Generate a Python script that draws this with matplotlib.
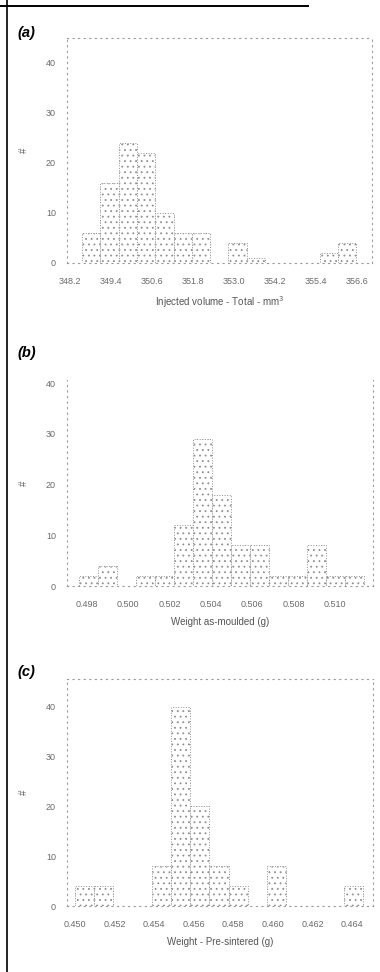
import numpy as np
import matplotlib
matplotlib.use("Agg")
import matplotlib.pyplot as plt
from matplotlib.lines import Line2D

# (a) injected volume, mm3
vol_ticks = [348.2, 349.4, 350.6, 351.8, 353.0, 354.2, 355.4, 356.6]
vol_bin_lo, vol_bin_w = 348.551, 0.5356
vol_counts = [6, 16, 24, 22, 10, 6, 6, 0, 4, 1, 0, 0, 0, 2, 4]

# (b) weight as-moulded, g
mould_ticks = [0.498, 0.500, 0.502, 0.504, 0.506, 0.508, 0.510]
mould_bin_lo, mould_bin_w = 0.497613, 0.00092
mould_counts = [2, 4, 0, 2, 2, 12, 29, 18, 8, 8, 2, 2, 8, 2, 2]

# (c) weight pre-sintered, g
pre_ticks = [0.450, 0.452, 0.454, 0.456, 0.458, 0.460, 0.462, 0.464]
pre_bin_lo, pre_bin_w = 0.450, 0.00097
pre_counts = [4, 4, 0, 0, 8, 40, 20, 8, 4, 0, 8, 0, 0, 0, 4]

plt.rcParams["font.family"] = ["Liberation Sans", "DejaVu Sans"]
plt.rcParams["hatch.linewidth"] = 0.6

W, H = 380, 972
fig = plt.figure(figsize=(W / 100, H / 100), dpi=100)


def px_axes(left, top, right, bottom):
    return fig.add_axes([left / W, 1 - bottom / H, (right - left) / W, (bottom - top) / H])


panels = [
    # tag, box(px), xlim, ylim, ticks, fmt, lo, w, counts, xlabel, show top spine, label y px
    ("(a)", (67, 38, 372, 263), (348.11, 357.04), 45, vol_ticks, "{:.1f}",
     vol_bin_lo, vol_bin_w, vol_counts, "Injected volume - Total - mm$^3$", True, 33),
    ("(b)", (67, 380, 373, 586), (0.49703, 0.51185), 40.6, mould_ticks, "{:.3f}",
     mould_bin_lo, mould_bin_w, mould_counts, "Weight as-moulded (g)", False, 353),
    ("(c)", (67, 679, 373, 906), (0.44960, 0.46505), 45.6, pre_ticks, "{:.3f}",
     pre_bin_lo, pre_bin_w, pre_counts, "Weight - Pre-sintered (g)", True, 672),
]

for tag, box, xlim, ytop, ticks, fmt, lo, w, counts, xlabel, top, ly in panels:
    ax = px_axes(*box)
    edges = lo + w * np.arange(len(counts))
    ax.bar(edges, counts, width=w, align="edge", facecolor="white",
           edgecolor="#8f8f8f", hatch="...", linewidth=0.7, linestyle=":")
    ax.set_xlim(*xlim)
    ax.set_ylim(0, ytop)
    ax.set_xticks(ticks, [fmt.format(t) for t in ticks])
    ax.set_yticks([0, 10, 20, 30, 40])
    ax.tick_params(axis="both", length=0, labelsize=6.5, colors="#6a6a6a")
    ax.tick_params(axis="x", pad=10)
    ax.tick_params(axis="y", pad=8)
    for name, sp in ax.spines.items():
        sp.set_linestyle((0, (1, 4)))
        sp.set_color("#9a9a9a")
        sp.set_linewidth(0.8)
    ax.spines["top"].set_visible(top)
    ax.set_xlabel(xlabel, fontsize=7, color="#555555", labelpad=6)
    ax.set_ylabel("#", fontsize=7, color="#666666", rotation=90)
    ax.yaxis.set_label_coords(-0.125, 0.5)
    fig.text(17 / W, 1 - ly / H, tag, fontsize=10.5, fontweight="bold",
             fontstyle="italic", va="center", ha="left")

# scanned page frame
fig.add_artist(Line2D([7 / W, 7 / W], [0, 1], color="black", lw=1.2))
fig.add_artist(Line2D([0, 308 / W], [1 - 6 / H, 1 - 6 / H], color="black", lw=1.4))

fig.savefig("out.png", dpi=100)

EXERCISE AIM: Could the lines from the top of the material through the line with "from matplotlib.lines import Line2D" be repeated exactly, pictures left out?

THE REPLY:
Generate a Python script that draws this with matplotlib.
import numpy as np
import matplotlib
matplotlib.use("Agg")
import matplotlib.pyplot as plt
from matplotlib.lines import Line2D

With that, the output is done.